Start of DATA ENTRIES

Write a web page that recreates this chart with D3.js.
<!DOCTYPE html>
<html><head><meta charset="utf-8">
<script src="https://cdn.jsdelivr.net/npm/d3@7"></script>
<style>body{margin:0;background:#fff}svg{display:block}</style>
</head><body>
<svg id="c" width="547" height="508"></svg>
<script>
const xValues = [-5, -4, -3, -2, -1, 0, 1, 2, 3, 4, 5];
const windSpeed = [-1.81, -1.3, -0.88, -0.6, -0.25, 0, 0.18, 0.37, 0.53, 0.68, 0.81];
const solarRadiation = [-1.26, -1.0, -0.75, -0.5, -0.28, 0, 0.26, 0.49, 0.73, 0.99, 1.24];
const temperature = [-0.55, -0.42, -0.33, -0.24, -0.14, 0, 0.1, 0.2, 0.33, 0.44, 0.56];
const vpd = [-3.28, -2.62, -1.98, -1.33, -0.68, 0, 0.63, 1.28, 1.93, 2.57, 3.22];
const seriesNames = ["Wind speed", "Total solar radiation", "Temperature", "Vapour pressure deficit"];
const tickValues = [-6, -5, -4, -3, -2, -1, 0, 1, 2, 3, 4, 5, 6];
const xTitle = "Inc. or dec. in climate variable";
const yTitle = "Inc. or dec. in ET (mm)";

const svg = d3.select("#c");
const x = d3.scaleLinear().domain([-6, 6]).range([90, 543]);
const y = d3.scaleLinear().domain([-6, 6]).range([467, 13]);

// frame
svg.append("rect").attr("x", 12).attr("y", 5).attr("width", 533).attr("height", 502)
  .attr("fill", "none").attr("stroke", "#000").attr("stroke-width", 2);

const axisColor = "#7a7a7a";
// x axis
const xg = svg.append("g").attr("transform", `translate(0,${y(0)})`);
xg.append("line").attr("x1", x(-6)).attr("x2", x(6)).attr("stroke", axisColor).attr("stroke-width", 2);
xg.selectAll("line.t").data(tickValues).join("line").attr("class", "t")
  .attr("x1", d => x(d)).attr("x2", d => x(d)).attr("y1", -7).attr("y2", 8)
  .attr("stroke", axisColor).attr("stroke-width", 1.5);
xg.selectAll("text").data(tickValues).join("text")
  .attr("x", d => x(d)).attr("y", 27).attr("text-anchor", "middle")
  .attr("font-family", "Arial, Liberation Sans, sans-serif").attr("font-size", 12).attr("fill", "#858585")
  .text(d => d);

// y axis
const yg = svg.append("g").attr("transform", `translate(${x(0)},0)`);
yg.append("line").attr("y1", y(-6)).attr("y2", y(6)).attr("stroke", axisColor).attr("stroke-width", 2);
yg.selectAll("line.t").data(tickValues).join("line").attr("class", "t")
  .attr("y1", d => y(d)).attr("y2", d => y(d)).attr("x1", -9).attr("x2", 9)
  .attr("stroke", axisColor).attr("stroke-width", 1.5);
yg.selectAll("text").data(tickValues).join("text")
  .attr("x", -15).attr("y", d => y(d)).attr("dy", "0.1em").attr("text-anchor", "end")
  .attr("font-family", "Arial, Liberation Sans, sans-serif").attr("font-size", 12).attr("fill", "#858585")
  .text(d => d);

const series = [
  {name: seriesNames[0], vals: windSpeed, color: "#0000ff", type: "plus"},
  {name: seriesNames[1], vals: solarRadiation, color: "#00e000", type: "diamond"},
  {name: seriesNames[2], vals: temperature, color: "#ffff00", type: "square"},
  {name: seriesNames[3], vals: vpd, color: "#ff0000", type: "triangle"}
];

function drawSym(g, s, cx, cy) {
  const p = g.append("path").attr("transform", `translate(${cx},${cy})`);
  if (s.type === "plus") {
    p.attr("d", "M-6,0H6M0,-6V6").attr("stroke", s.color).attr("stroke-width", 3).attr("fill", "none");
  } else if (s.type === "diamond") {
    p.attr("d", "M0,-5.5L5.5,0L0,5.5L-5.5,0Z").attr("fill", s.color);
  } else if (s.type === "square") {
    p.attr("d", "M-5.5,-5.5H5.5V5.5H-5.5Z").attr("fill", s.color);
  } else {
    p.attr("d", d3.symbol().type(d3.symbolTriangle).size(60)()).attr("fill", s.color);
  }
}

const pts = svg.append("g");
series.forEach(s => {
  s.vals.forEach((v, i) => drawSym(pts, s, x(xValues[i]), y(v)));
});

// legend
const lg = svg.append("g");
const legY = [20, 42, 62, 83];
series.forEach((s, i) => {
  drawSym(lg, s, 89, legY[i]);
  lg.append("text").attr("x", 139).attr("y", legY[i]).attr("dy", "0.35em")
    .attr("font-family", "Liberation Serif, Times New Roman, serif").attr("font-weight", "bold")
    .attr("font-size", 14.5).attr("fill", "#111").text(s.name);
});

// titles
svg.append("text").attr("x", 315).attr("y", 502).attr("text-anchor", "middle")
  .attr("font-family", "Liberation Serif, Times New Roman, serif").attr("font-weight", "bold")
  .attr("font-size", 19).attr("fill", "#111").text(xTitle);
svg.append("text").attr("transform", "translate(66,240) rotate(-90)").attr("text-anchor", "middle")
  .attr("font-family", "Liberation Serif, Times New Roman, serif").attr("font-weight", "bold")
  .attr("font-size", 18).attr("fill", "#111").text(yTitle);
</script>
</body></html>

End of DATA ENTRIES
Start of DATA ENTRIES

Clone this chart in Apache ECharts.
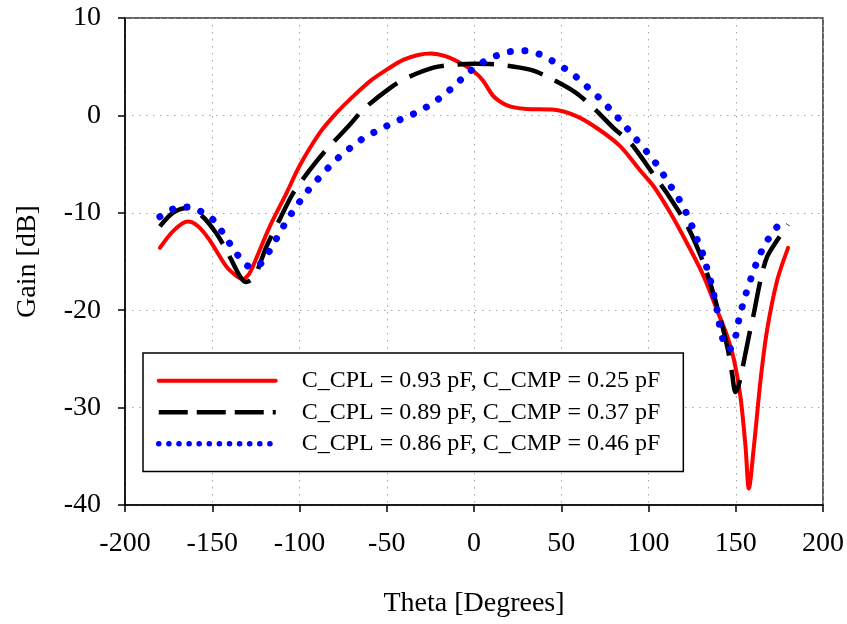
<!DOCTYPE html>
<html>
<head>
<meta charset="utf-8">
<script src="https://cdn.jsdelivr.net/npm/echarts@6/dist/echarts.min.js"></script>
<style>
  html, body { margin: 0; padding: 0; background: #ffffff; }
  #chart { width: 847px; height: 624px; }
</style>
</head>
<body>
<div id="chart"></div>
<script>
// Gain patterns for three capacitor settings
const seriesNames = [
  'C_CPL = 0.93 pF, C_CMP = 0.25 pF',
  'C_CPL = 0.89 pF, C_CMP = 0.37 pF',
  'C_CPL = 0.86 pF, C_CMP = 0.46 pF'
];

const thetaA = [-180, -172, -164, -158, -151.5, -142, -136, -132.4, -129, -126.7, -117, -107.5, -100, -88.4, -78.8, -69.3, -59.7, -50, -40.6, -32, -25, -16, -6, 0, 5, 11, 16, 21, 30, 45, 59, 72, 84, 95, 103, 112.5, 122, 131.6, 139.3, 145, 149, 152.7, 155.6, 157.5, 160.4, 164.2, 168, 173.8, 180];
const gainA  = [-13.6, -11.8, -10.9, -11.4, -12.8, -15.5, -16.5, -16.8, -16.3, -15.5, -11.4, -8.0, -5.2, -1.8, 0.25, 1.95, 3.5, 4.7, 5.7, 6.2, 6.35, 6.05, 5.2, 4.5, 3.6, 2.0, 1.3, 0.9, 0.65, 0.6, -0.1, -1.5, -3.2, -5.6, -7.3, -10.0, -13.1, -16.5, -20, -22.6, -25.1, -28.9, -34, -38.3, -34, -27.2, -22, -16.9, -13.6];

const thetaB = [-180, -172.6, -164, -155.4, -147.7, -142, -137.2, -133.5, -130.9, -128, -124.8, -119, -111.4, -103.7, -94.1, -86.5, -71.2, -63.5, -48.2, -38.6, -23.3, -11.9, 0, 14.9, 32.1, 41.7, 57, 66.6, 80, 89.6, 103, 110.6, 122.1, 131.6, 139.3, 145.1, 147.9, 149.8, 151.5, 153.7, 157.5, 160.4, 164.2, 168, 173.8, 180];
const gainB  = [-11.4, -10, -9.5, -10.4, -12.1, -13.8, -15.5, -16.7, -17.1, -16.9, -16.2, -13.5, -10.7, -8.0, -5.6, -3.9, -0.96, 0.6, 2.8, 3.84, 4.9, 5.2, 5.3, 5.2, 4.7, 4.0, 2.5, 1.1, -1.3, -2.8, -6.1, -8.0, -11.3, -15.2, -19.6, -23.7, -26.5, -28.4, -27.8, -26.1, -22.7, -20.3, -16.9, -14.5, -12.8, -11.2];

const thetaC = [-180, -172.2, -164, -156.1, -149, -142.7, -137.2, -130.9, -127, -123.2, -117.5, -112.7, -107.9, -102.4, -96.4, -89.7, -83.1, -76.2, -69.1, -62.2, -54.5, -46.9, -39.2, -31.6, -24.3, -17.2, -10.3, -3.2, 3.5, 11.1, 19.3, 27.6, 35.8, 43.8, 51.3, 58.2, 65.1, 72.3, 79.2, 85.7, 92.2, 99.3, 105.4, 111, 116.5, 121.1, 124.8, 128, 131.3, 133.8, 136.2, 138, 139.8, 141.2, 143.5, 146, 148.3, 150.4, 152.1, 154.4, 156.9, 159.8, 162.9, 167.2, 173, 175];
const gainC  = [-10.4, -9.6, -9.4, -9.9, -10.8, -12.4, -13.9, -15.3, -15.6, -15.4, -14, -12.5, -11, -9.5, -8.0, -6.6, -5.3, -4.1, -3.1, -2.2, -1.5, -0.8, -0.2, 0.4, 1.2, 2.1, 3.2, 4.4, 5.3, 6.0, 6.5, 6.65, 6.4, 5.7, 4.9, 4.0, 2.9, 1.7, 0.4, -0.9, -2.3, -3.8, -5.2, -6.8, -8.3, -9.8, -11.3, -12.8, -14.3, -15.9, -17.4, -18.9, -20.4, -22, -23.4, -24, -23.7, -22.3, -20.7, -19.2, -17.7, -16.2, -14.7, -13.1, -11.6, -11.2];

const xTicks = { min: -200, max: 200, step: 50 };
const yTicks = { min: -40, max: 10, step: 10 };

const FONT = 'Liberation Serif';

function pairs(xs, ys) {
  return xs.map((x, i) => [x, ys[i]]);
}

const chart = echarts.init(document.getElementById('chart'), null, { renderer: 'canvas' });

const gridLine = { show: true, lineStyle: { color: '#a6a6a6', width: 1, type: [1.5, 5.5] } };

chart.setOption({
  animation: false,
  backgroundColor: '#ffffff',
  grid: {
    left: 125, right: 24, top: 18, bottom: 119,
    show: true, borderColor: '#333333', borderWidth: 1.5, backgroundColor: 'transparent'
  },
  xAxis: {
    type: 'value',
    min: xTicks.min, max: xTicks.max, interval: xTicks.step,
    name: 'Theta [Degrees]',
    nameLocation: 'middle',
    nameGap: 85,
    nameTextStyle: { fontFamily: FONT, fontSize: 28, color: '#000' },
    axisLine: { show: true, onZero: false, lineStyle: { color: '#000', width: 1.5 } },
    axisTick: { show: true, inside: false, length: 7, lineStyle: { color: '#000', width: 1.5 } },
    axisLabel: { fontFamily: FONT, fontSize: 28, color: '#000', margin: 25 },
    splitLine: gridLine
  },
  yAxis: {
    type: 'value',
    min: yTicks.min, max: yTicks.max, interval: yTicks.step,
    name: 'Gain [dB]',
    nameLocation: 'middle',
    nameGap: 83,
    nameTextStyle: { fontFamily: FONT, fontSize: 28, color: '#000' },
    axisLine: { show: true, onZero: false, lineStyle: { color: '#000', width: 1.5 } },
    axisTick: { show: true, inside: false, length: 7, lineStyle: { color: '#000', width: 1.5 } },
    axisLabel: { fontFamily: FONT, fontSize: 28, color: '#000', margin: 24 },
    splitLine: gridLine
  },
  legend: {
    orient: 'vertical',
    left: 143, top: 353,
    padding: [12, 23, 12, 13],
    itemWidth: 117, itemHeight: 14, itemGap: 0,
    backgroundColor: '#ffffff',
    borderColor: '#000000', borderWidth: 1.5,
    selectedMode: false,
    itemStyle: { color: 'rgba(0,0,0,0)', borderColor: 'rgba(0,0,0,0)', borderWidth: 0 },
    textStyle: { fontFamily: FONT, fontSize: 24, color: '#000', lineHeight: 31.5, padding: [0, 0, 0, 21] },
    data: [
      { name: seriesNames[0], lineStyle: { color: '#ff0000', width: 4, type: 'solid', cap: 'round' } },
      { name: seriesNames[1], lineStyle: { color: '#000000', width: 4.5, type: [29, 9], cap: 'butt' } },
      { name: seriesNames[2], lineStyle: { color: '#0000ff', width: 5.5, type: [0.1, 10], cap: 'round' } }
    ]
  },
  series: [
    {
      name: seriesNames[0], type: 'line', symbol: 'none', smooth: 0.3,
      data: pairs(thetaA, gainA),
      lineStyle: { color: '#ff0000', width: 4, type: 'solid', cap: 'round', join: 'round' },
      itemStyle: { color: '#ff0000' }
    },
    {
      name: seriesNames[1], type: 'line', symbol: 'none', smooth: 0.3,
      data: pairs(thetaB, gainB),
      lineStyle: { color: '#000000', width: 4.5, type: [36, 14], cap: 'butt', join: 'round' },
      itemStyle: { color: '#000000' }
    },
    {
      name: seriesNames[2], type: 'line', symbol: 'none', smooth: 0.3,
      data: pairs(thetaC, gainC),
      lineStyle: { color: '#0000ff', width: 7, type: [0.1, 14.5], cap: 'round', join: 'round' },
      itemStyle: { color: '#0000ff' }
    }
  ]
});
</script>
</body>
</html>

End of DATA ENTRIES
Start of DATA ENTRIES

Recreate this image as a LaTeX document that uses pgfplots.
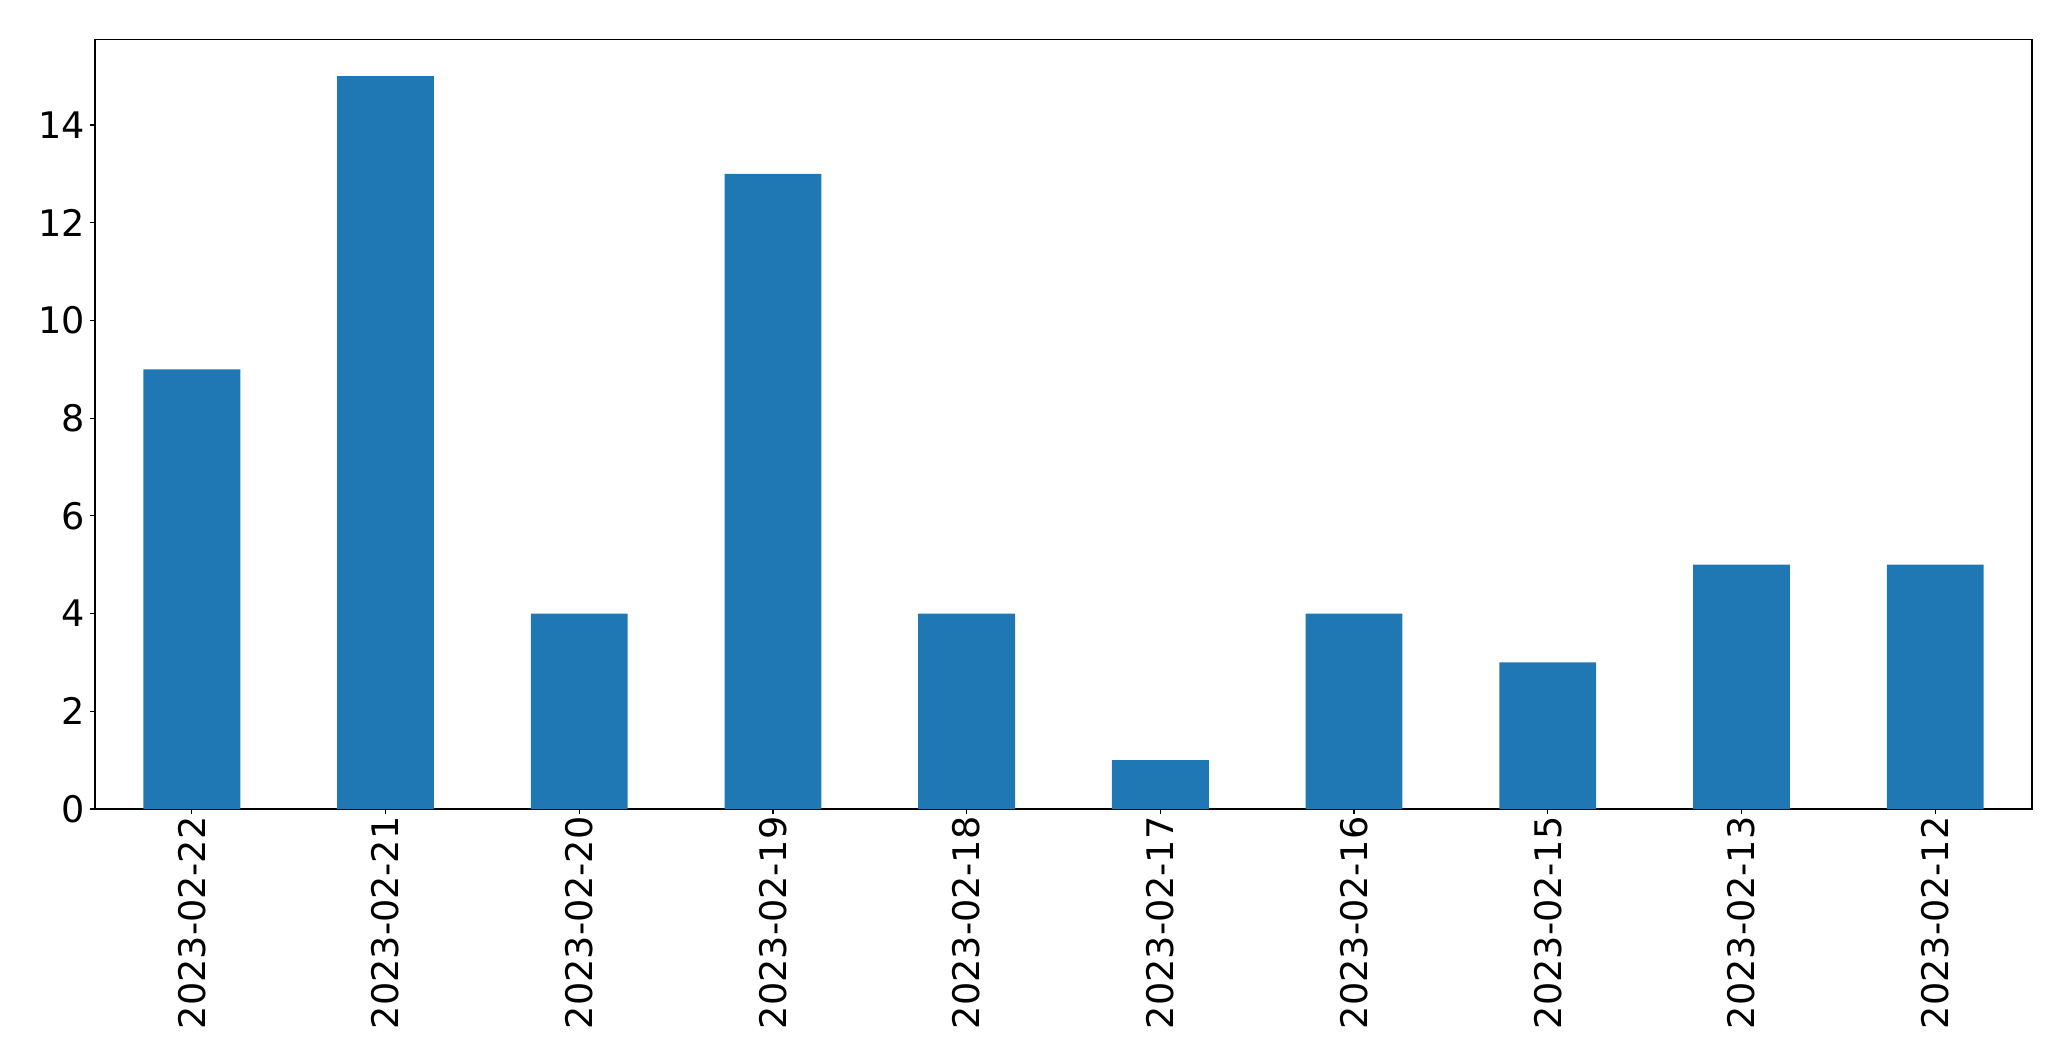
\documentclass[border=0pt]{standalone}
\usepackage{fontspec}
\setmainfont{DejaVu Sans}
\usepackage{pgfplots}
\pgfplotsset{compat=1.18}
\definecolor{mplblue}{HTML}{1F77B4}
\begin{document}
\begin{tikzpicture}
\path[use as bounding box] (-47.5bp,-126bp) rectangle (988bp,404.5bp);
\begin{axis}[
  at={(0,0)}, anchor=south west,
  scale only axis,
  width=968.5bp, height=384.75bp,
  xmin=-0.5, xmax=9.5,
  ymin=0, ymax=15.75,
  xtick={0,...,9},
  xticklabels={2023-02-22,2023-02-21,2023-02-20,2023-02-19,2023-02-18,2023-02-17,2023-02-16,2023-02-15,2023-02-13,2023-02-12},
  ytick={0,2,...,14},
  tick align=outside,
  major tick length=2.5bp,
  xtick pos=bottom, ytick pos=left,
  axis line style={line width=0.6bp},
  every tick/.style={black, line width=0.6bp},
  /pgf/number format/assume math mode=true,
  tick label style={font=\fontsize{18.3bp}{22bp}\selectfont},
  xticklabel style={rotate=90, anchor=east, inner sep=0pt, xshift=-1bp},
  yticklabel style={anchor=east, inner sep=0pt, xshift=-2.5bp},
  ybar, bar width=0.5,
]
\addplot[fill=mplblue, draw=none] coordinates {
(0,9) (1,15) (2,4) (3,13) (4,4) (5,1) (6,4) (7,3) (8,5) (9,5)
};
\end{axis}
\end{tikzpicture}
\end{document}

End of DATA ENTRIES

_TASK DESCRIPTION_. Extract each line holding the string "that".

_OUTPUT OF THE EXERCISE_.
Write a web page that recreates this chart with D3.js.
Recreate this image as a LaTeX document that uses pgfplots.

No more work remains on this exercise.